TAIPEI — Chinese smartphone maker Xiaomi, which recently surged past Apple to become the world’s second-largest seller, aims to surpass leader Samsung Electronics in three years.
“Our current task is to cement the No. 2 position in the global market,” founder and CEO Lei Jun said Tuesday. “We aim to become global No. 1 in three years.”
Lei was giving his annual speech during an online company event as Xiaomi celebrates the 10th anniversary of its first smartphone launch.
Lei noted that during a forum back in 2014, he had pledged to make Xiaomi the world’s top smartphone seller in five to 10 years. This idea was challenged by an Apple executive who attended that panel, he said.
But Xiaomi’s promising smartphone sales in recent quarters suggest it was not an empty promise, the CEO said.
“I still remember [the Apple executive] said publicly that it is easy to say but it’s much more difficult to do,” Lei recalled. “I responded to that awkward situation and said, ‘What if it really comes true?’”
Xiaomi has grabbed market share from compatriot Huawei Technologies both in China and overseas. Huawei temporarily ranked as the top smartphone maker globally in 2020, but its access to American technologies has been restricted by the U.S. government since last year.
Lei said Xiaomi secured the top smartphone position in Europe for the April-June period ahead of Samsung and Apple and also became the leading player in more than 20 countries and regions.
The Chinese company on Tuesday night launched a wide range of new products, including its latest premium smartphone Mix 4, a new TV, tablet, smart speaker and the CyberDog — its first four-legged companion robot. Xiaomi looks to illustrate its tech prowess with the foray into advanced robotics.
The Mix 4 targets the high-end handset segment and adopts the 5G Snapdragon 888+ mobile platform, the most premium offering by U.S. chipmaker Qualcomm. Xiaomi’s latest companion robot uses the supercomputer developed by American chip developers Nvidia and Intel’s artificial intelligence computer vision chips.
In the first half of this year, Xiaomi’s smartphone shipments reached 101.7 million units, growing more than 75% on the year, according to research company IDC. Xiaomi achieved a global market share of nearly 17% in the April-June quarter, just below leader Samsung’s 18.8% and ahead of Apple’s 14.1%, the data showed.
Xiaomi has geared up to place aggressive orders for components to make as many as 240 million smartphones during 2021, Nikkei Asia reported earlier, in the wake of the unprecedented global chip crunch and the company’s ambition to expand market share.

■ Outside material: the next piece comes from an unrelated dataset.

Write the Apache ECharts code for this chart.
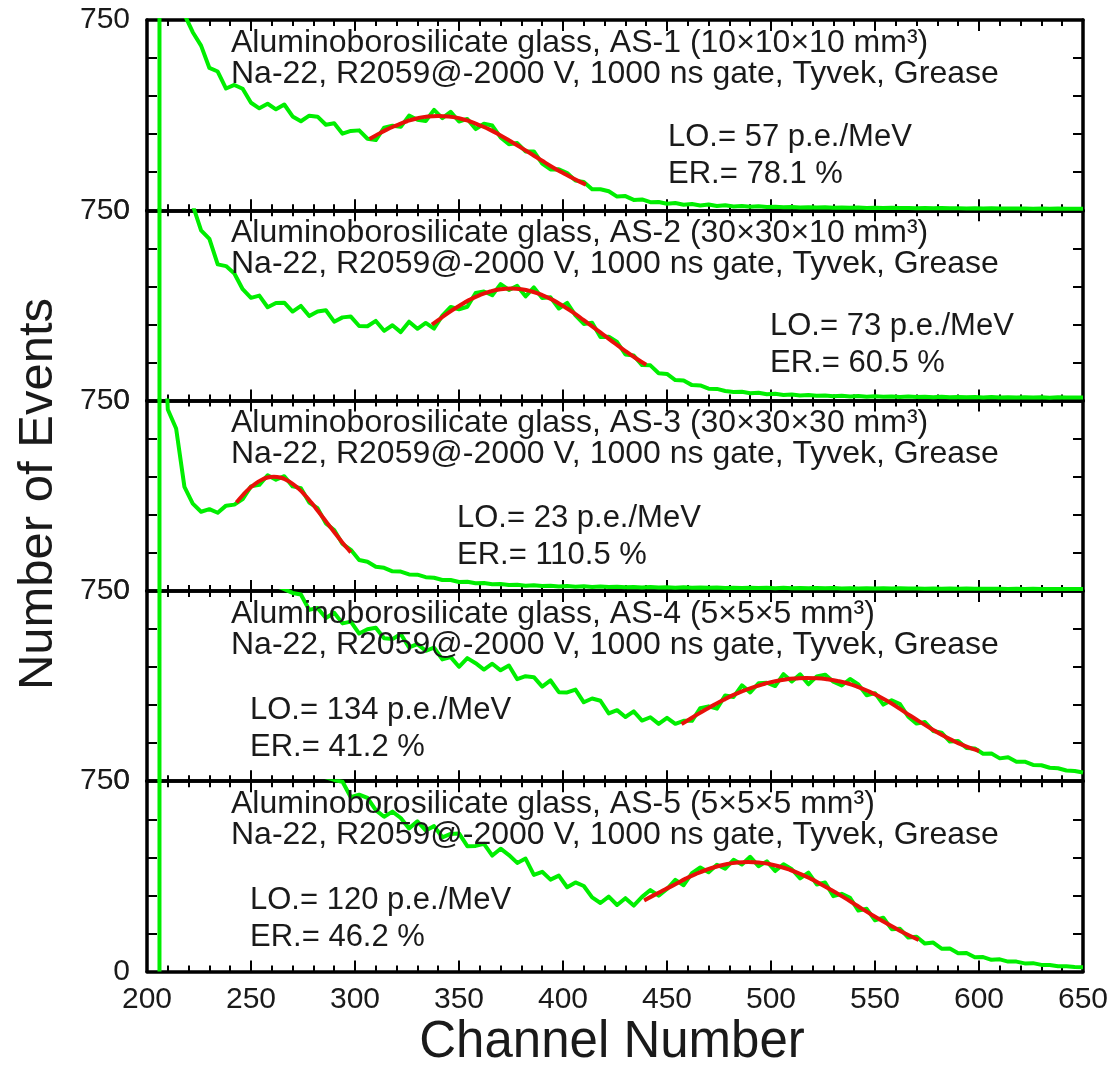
<!DOCTYPE html>
<html>
<head>
<meta charset="utf-8">
<script src="https://cdn.jsdelivr.net/npm/echarts@6/dist/echarts.min.js"></script>
<style>
html, body { margin: 0; padding: 0; background: #fff; }
#chart { width: 1114px; height: 1070px; }
</style>
</head>
<body>
<div id="chart"></div>
<script>
// Na-22 spectra, five aluminoborosilicate glass samples (one panel each)
const channelStart = 206;   // threshold edge, first bin
const channelStep = 4;

const sampleNames = ['AS-1 (10×10×10 mm³)', 'AS-2 (30×30×10 mm³)', 'AS-3 (30×30×30 mm³)', 'AS-4 (5×5×5 mm³)', 'AS-5 (5×5×5 mm³)'];
const setupText = 'Na-22, R2059@-2000 V, 1000 ns gate, Tyvek, Grease';
const lightOutput = ['57', '73', '23', '134', '120'];
const energyRes = ['78.1', '60.5', '110.5', '41.2', '46.2'];

// counts per bin, bins at channelStart + k*channelStep
const counts1 = [1600,1150,900,772,702, 649,561,547,480,494, 479,424,402,420,398, 417,370,351,373,369,
  337,343,302,313,315, 282,277,326,333,329, 373,357,352,396,363, 388,350,360,320,341,
  334,287,260,265,232, 232,184,161,162,147, 117,112,83,83,75, 54,56,41,43,32,
  33,26,29,22,25,19,23,17,20,15, 17,14,16,13,14,12,13,11,12,11,
  12,10,11,10,11,9,10,9,10,9, 9,8,9,8,9,8,8,7,8,7, 8,7,7,7,7,6,7,6,7,6, 6,6];
const counts2 = [1600,1300,1050,900,770, 671,637,537,530,501, 439,405,414,368,385, 386,351,373,333,351,
  356,311,328,331,294, 293,314,275,297,270, 311,283,306,284,335, 369,360,370,424,430,
  415,459,436,452,411, 446,404,407,363,385, 336,302,307,251,252, 231,182,178,140,139,
  108,105,81,79,61, 60,47,46,38,34, 35,29,31,25,27,22,24,20,22,19,
  20,17,19,16,18,15,17,15,16,14, 16,14,15,13,15,13,14,13,14,12, 14,12,13,12,13,12,13,11,13,12, 12,12];
const counts3 = [1400,715,640,410,344, 312,322,308,336,340, 362,412,418,456,438, 452,412,405,348,326,
  266,240,185,162,122, 115,95,91,77,76, 65,64,54,52,43,43,35,36,30,31,
  26,27,23,24,20,22,19,20,17,19, 16,18,15,17,15,16,14,15,13,15,
  13,14,12,14,12,13,12,13,11,12, 11,12,11,12,10,12,10,11,10,11,
  10,11,9,10,9,10,9,10,9,10, 9,9,8,9,8,9,8,9,8,8, 8,8,7,8,7,8,7,7,7,7, 7,7];
const counts4 = [1600,1300,1200,1100,1050, 1000,960,920,890,860, 835,815,798,781,770, 757,742,736,675,683,
  643,664,622,629,582, 599,605,563,560,580, 527,540,514,526,480, 489,451,485,465,440,
  463,437,456,402,414, 410,373,397,351,350, 361,311,326,317,267, 280,253,275,239,252,
  226,250,226,238,238, 288,295,286,338,332, 378,350,386,388,375, 422,393,421,382,413,
  420,392,377,403,381, 339,347,302,319,304, 254,227,233,198,191, 156,158,131,129,108,
  109,90,94,77,77, 64,63,53,51,42, 40,34];
const counts5 = [1600,1400,1300,1200,1150, 1100,1060,1020,990,960, 930,905,880,860,840, 825,810,798,786,775,
  765,755,748,687,697, 684,636,610,630,605, 564,592,556,573,529, 542,544,494,495,503,
  457,484,459,428,445, 381,393,362,378,332, 351,337,292,270,295, 262,289,260,294,321,
  299,325,361,340,388, 410,391,421,405,440, 422,452,415,434,396, 423,403,367,390,343,
  351,297,306,290,240, 247,202,212,167,168, 134,137,110,114,90, 91,72,73,56,57,
  46,48,39,39,32, 33,26,26,21,21, 18,17];

// fitted photopeaks
const fitChan1 = [307,310,315,320,325,330,335,340,345,350,355,360,365,370,375,380,385,390,395,400,405,410,411];
const fit1 = [281,295,317,335,351,363,370,372,370,363,351,335,317,295,271,246,221,195,170,147,125,105,101];
const fitChan2 = [337,340,345,350,355,360,365,370,375,380,385,390,395,400,405,410,415,420,425,430,435,440];
const fit2 = [299,317,347,373,397,416,430,439,442,439,430,416,397,373,347,317,287,256,225,195,167,141];
const fitChan3 = [243,246,249,252,255,258,261,264,267,270,273,276,279,282,285,288,291,294,297,298];
const fit3 = [348,377,402,422,437,447,450,447,437,422,402,377,348,317,285,253,221,190,161,152];
const fitChan4 = [457,462,467,472,477,482,487,492,497,502,507,512,517,522,527,532,537,542,547,552,557,562,567,572,577,582,587,592,597,600];
const fit4 = [225,250,275,298,320,340,357,372,384,394,401,405,407,406,402,395,385,371,354,334,311,285,258,232,207,183,162,143,127,119];
const fitChan5 = [439,444,449,454,459,464,469,474,479,484,489,494,499,504,509,514,519,524,529,534,539,544,549,554,559,564,569,571];
const fit5 = [280,302,323,344,366,385,401,414,424,430,432,430,424,414,401,385,366,344,321,297,272,246,221,197,174,152,132,124];

const countsList = [counts1, counts2, counts3, counts4, counts5];
const fitChanList = [fitChan1, fitChan2, fitChan3, fitChan4, fitChan5];
const fitList = [fit1, fit2, fit3, fit4, fit5];

// layout
const gridLeft = 147, gridRight = 31, gridTop = 20, panelH = 190.3;
const loPos = [[668, 117], [770, 116], [457, 118], [250, 120], [250, 119]];
const font = '"Liberation Sans", Arial, sans-serif';
const ink = '#1a1a1a';

const axisLine = { show: true, onZero: false, lineStyle: { color: '#000', width: 3.5 } };
const tickStyle = { color: '#000', width: 2 };

function xAx(i, pos) {
  return {
    type: 'value', gridIndex: i, position: pos, min: 200, max: 650, interval: 50,
    axisLine: axisLine,
    axisTick: { show: true, inside: true, length: 11, lineStyle: tickStyle },
    minorTick: { show: true, splitNumber: 5, length: 6, lineStyle: tickStyle },
    axisLabel: {
      show: pos === 'bottom' && i === 4, fontSize: 30, color: ink, fontFamily: font,
      margin: 13, showMinLabel: true, showMaxLabel: true
    },
    splitLine: { show: false }, minorSplitLine: { show: false }
  };
}

function yAx(i, pos) {
  return {
    type: 'value', gridIndex: i, position: pos, min: 0, max: 750, interval: 750,
    axisLine: axisLine,
    axisTick: { show: true, inside: true, length: 11, lineStyle: tickStyle },
    minorTick: { show: true, splitNumber: 5, length: 10, lineStyle: tickStyle },
    axisLabel: {
      show: pos === 'left', fontSize: 30, color: ink, fontFamily: font,
      margin: 17, showMinLabel: true, showMaxLabel: true
    },
    splitLine: { show: false }, minorSplitLine: { show: false }
  };
}

const grids = [], xAxes = [], yAxes = [], series = [], graphics = [];

for (let i = 0; i < 5; i++) {
  const top = gridTop + i * panelH;
  grids.push({ left: gridLeft, right: gridRight, top: top, height: panelH, containLabel: false });
  xAxes.push(xAx(i, 'bottom'), xAx(i, 'top'));
  yAxes.push(yAx(i, 'left'), yAx(i, 'right'));

  const pts = [[channelStart, 0]].concat(countsList[i].map((v, k) => [channelStart + k * channelStep, v]));
  series.push({
    type: 'line', xAxisIndex: 2 * i, yAxisIndex: 2 * i, data: pts,
    showSymbol: false, symbol: 'none', clip: true, z: 2,
    lineStyle: { color: '#00ee00', width: 4, join: 'round' }
  });
  series.push({
    type: 'line', xAxisIndex: 2 * i, yAxisIndex: 2 * i,
    data: fitChanList[i].map((c, k) => [c, fitList[i][k]]),
    showSymbol: false, symbol: 'none', smooth: true, clip: true, z: 3,
    lineStyle: { color: '#e8100a', width: 4 }
  });

  graphics.push({
    type: 'text', x: 231, y: top + 23, z: 100,
    style: { text: 'Aluminoborosilicate glass, ' + sampleNames[i], font: '32px ' + font, fill: ink, textVerticalAlign: 'middle' }
  });
  graphics.push({
    type: 'text', x: 231, y: top + 54, z: 100,
    style: { text: setupText, font: '32px ' + font, fill: ink, textVerticalAlign: 'middle' }
  });
  graphics.push({
    type: 'text', x: loPos[i][0], y: top + loPos[i][1], z: 100,
    style: { text: 'LO.= ' + lightOutput[i] + ' p.e./MeV', font: '31px ' + font, fill: ink, textVerticalAlign: 'middle' }
  });
  graphics.push({
    type: 'text', x: loPos[i][0], y: top + loPos[i][1] + 37, z: 100,
    style: { text: 'ER.= ' + energyRes[i] + ' %', font: '31px ' + font, fill: ink, textVerticalAlign: 'middle' }
  });
}

// axis titles
graphics.push({
  type: 'text', x: 38, y: 494, rotation: Math.PI / 2, z: 100,
  style: { text: 'Number of Events', font: '49px ' + font, fill: ink, textAlign: 'center', textVerticalAlign: 'middle' }
});
graphics.push({
  type: 'text', x: 612, y: 1043, z: 100,
  style: { text: 'Channel Number', font: '51px ' + font, fill: ink, textAlign: 'center', textVerticalAlign: 'middle' }
});

const chart = echarts.init(document.getElementById('chart'), null, { renderer: 'canvas' });
chart.setOption({
  animation: false,
  backgroundColor: '#fff',
  grid: grids,
  xAxis: xAxes,
  yAxis: yAxes,
  series: series,
  graphic: graphics
});
</script>
</body>
</html>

Like Huawei, Xiaomi was once flagged as a security threat by the administration of former U.S. President Donald Trump. It was blacklisted by the Pentagon at the beginning of this year over allegations of links to the Chinese military, which the company denies. Xiaomi in May won a lawsuit in the U.S. to be removed from the blacklist, which would have led to a delisting from U.S. exchanges and deletion from global benchmark indexes.
Xiaomi, founded in 2010 by Lei, is renowned for its cost-effective handsets with high-end electronics that Apple and Samsung also use, as well as its marketing strategy to organize fan clubs and activities that lure young and price-sensitive consumers.
The Beijing-based company has ventured into other consumer electronics including smart TVs and Internet of Things devices such as smart vacuum cleaners, wearables and smart speakers. Xiaomi has successfully built a product ecosystem.
Lei, once called the “Steve Jobs of China” by the local industry, in June announced that Xiaomi will spend $10 billion to tap into electric vehicles. He will personally lead the new business.
Xiaomi shares an ambition with its Chinese tech peers Huawei, Oppo, Alibaba Group Holding and Baidu to build its own semiconductor capability, and the company has increased investments in domestic chip-related companies during the past few years, Nikkei reported earlier.